--- Begin Given records ---
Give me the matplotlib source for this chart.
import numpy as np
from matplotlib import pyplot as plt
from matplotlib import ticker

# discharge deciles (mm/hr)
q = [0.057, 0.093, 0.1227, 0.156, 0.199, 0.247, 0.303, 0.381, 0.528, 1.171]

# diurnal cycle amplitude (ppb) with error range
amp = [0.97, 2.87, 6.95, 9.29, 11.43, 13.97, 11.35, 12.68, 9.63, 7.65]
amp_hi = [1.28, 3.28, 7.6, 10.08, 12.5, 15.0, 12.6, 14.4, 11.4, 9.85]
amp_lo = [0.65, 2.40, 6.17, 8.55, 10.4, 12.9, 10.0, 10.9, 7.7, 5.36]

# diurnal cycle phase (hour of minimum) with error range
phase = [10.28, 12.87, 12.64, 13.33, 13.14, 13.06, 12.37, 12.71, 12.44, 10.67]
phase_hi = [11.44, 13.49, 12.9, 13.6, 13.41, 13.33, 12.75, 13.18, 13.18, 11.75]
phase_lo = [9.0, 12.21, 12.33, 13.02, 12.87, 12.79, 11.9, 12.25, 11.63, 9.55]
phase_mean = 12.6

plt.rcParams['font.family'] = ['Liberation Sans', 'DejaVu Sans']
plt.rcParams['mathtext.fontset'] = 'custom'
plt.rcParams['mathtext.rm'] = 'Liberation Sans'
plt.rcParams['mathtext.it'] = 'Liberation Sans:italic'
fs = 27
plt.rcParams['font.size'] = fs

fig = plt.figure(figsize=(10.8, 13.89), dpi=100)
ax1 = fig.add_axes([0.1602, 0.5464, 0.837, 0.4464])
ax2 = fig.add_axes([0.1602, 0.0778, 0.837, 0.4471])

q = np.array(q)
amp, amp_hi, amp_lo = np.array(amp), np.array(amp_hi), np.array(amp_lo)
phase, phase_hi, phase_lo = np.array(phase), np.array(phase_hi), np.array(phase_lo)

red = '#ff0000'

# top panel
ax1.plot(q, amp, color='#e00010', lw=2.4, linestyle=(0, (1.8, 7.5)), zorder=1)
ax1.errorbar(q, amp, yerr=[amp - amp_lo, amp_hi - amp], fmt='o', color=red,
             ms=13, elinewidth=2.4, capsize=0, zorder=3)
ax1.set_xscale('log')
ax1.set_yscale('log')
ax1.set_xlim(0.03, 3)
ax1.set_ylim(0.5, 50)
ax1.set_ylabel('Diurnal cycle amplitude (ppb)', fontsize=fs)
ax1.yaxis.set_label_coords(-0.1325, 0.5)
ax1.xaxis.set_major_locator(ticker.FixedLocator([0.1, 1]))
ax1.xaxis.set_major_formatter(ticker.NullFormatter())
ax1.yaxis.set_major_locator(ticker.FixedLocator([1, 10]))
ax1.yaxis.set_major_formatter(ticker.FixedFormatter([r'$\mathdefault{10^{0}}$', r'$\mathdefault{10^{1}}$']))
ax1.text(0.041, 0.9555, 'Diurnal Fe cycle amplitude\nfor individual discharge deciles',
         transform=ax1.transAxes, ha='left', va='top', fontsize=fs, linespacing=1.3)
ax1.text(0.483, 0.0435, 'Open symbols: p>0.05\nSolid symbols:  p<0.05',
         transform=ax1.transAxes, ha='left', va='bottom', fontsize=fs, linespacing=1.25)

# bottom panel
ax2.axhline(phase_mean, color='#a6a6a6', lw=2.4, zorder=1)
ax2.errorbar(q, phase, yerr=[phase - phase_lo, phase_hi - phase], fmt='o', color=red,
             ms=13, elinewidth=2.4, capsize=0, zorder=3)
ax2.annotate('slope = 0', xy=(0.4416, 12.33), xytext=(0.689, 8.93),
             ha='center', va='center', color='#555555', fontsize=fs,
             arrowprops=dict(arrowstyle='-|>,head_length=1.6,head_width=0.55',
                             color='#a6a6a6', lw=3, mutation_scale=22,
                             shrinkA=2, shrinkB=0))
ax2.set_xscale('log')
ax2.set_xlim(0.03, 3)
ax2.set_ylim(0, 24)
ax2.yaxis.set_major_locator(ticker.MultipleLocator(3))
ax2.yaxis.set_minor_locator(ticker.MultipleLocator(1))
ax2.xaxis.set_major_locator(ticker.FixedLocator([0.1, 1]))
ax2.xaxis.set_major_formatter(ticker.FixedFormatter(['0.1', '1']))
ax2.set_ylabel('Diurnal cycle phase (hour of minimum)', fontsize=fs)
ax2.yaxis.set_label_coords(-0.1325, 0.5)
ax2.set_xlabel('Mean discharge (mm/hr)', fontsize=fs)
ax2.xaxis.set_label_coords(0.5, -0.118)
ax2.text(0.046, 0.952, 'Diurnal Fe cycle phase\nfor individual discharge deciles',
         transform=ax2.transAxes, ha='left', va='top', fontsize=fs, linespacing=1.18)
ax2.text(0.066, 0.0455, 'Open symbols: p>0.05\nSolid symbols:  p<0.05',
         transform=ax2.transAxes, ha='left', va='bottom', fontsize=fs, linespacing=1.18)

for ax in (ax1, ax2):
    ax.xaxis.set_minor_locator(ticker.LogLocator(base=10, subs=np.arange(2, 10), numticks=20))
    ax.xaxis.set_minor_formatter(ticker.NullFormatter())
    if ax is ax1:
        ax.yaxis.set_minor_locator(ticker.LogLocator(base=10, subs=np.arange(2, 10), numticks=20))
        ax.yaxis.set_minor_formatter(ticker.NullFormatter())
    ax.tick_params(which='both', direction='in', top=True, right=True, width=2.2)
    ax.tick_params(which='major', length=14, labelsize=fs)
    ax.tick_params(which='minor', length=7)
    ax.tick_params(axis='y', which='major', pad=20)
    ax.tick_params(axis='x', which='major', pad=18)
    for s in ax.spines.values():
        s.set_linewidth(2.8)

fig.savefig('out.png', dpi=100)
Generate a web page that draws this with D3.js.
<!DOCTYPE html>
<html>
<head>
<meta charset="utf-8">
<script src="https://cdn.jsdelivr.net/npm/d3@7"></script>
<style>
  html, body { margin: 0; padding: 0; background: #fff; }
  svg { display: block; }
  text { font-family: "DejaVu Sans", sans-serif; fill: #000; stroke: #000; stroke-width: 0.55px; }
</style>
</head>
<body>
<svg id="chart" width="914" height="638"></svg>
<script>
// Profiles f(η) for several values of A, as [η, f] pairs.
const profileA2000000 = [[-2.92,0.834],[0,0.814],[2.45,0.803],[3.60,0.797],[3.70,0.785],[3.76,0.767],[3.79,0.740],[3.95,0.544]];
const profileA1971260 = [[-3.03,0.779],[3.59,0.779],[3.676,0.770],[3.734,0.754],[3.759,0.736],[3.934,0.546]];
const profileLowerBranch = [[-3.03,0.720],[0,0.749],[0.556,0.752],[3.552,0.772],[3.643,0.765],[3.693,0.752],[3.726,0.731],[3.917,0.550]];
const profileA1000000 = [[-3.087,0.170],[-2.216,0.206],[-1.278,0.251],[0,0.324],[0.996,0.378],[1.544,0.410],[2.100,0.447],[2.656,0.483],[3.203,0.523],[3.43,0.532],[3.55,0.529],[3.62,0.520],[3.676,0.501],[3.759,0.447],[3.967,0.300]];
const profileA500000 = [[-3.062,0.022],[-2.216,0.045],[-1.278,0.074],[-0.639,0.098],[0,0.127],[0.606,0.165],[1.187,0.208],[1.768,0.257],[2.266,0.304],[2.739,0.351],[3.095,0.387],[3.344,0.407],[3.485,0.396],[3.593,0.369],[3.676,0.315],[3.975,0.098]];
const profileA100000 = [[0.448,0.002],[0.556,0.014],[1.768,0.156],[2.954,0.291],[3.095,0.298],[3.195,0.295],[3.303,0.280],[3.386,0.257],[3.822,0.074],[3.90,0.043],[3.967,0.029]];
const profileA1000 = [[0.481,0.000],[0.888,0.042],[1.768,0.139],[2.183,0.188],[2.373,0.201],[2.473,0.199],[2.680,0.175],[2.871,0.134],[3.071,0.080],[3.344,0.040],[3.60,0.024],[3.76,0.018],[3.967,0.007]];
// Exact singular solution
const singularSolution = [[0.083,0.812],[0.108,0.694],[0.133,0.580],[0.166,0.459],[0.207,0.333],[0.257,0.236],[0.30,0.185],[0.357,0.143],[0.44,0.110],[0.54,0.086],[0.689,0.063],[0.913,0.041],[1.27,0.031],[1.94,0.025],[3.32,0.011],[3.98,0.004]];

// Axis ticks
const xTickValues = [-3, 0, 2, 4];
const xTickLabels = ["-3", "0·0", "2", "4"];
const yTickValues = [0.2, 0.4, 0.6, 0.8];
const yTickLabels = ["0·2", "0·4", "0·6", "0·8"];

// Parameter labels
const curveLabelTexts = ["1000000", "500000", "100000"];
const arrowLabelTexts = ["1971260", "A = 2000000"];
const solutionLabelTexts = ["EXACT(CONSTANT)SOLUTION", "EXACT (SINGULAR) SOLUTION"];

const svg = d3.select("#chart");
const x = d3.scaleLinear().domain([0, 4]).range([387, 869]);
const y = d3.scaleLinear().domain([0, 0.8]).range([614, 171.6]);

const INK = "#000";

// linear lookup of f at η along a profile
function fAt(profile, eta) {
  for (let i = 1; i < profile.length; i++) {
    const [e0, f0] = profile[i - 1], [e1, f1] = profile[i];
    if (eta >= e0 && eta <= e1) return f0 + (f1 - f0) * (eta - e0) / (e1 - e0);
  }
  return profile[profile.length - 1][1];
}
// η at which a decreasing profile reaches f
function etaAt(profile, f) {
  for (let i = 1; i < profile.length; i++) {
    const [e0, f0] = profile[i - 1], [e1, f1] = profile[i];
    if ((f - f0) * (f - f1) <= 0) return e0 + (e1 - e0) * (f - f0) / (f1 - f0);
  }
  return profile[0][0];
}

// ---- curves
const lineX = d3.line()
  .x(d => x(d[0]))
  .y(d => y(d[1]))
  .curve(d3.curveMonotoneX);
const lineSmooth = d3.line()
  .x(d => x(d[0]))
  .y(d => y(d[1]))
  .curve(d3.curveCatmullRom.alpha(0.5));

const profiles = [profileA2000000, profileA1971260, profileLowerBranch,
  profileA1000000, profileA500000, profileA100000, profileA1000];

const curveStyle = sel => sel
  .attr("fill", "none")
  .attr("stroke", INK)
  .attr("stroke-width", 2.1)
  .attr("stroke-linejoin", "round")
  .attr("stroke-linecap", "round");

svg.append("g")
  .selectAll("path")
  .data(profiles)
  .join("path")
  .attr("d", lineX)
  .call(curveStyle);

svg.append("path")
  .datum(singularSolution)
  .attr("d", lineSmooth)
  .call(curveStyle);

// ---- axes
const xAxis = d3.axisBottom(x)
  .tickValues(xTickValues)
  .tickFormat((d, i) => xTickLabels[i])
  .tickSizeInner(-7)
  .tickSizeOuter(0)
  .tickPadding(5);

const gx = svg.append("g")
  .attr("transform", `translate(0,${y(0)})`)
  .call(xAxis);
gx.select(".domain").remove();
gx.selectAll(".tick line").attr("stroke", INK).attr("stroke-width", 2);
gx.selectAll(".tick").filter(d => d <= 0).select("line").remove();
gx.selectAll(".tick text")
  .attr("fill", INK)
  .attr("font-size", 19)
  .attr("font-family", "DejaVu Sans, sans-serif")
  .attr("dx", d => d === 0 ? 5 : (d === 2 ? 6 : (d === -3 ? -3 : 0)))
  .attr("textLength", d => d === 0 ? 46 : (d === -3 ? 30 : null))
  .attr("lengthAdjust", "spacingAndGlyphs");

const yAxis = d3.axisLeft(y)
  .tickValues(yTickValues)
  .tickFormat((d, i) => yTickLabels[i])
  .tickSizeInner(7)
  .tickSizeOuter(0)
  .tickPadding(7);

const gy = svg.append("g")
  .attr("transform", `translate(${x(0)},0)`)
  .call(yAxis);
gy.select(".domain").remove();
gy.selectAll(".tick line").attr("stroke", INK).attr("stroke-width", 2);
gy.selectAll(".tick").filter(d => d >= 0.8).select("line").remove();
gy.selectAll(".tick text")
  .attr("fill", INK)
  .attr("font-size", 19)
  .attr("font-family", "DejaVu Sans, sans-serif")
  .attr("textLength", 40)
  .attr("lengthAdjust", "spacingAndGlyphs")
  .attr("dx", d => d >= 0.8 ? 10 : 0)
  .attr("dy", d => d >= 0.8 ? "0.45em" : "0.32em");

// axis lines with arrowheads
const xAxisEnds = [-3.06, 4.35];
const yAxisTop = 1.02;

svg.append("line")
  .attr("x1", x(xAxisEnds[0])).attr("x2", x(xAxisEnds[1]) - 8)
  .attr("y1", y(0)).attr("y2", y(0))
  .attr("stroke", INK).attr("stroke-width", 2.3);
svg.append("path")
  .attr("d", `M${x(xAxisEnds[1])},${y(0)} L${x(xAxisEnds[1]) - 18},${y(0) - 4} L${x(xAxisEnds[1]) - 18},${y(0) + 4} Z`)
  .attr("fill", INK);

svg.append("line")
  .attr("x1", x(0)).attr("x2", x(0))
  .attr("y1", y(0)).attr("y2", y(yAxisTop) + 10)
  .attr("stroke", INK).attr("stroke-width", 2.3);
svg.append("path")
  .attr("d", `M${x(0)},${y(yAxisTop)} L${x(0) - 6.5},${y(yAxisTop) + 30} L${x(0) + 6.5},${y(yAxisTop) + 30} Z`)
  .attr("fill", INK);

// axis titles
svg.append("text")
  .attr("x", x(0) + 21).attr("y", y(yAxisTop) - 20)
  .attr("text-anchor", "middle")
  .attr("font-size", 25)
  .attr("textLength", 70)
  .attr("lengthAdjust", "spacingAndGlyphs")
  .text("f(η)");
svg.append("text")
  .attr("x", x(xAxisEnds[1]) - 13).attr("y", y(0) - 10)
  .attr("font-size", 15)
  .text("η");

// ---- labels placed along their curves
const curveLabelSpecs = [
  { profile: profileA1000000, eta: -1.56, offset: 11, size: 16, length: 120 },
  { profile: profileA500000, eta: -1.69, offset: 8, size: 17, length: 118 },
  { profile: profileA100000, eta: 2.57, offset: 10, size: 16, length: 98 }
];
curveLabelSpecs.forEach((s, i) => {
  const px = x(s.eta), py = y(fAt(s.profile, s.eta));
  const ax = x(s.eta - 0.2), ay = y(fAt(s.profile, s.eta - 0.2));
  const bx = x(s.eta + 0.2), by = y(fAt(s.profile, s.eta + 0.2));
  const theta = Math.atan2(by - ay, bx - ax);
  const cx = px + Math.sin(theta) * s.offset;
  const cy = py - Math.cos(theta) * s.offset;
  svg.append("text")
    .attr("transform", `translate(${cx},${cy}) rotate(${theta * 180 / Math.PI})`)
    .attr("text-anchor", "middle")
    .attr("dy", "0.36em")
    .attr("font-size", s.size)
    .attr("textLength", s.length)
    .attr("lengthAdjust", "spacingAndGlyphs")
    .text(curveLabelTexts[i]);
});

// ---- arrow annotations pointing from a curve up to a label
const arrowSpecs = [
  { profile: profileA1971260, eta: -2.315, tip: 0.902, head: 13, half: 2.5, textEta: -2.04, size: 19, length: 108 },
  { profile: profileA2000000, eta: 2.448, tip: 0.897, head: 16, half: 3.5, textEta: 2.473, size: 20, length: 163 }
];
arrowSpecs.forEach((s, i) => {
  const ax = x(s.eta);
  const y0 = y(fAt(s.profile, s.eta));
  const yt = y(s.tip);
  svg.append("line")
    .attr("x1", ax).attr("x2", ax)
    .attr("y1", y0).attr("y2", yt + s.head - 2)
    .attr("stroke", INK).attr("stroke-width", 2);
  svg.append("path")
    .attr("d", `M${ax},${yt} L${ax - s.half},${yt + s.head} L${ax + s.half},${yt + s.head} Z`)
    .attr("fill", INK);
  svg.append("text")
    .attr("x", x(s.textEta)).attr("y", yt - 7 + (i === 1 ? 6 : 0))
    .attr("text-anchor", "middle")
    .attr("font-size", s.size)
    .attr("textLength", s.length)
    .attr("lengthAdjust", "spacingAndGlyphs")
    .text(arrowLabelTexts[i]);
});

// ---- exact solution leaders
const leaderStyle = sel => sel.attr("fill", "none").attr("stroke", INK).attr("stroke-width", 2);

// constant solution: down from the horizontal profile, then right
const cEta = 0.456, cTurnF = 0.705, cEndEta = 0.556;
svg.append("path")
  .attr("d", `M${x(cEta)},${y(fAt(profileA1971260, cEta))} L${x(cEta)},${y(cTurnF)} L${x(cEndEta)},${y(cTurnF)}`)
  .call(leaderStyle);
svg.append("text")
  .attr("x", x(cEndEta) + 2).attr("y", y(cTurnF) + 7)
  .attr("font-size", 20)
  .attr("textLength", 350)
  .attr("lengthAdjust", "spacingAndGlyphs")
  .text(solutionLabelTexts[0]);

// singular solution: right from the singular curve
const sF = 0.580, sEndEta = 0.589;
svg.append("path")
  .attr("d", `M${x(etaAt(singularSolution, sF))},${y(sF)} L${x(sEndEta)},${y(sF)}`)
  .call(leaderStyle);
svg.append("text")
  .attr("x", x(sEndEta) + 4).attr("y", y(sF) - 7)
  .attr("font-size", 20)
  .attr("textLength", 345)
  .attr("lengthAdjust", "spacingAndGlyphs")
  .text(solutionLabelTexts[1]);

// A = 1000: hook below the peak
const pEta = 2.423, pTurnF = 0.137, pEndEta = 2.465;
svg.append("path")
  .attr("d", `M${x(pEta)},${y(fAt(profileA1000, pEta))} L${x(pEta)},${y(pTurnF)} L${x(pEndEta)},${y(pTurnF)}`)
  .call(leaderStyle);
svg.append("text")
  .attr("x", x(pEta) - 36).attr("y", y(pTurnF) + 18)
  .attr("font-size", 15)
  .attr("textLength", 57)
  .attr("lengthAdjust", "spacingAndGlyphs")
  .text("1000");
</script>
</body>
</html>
--- End Given records ---
## Request
Repeat verbatim the opening run of entries, ending with the line that contains "red = '#ff0000'".

## Solution for this problem
Give me the matplotlib source for this chart.
import numpy as np
from matplotlib import pyplot as plt
from matplotlib import ticker

# discharge deciles (mm/hr)
q = [0.057, 0.093, 0.1227, 0.156, 0.199, 0.247, 0.303, 0.381, 0.528, 1.171]

# diurnal cycle amplitude (ppb) with error range
amp = [0.97, 2.87, 6.95, 9.29, 11.43, 13.97, 11.35, 12.68, 9.63, 7.65]
amp_hi = [1.28, 3.28, 7.6, 10.08, 12.5, 15.0, 12.6, 14.4, 11.4, 9.85]
amp_lo = [0.65, 2.40, 6.17, 8.55, 10.4, 12.9, 10.0, 10.9, 7.7, 5.36]

# diurnal cycle phase (hour of minimum) with error range
phase = [10.28, 12.87, 12.64, 13.33, 13.14, 13.06, 12.37, 12.71, 12.44, 10.67]
phase_hi = [11.44, 13.49, 12.9, 13.6, 13.41, 13.33, 12.75, 13.18, 13.18, 11.75]
phase_lo = [9.0, 12.21, 12.33, 13.02, 12.87, 12.79, 11.9, 12.25, 11.63, 9.55]
phase_mean = 12.6

plt.rcParams['font.family'] = ['Liberation Sans', 'DejaVu Sans']
plt.rcParams['mathtext.fontset'] = 'custom'
plt.rcParams['mathtext.rm'] = 'Liberation Sans'
plt.rcParams['mathtext.it'] = 'Liberation Sans:italic'
fs = 27
plt.rcParams['font.size'] = fs

fig = plt.figure(figsize=(10.8, 13.89), dpi=100)
ax1 = fig.add_axes([0.1602, 0.5464, 0.837, 0.4464])
ax2 = fig.add_axes([0.1602, 0.0778, 0.837, 0.4471])

q = np.array(q)
amp, amp_hi, amp_lo = np.array(amp), np.array(amp_hi), np.array(amp_lo)
phase, phase_hi, phase_lo = np.array(phase), np.array(phase_hi), np.array(phase_lo)

red = '#ff0000'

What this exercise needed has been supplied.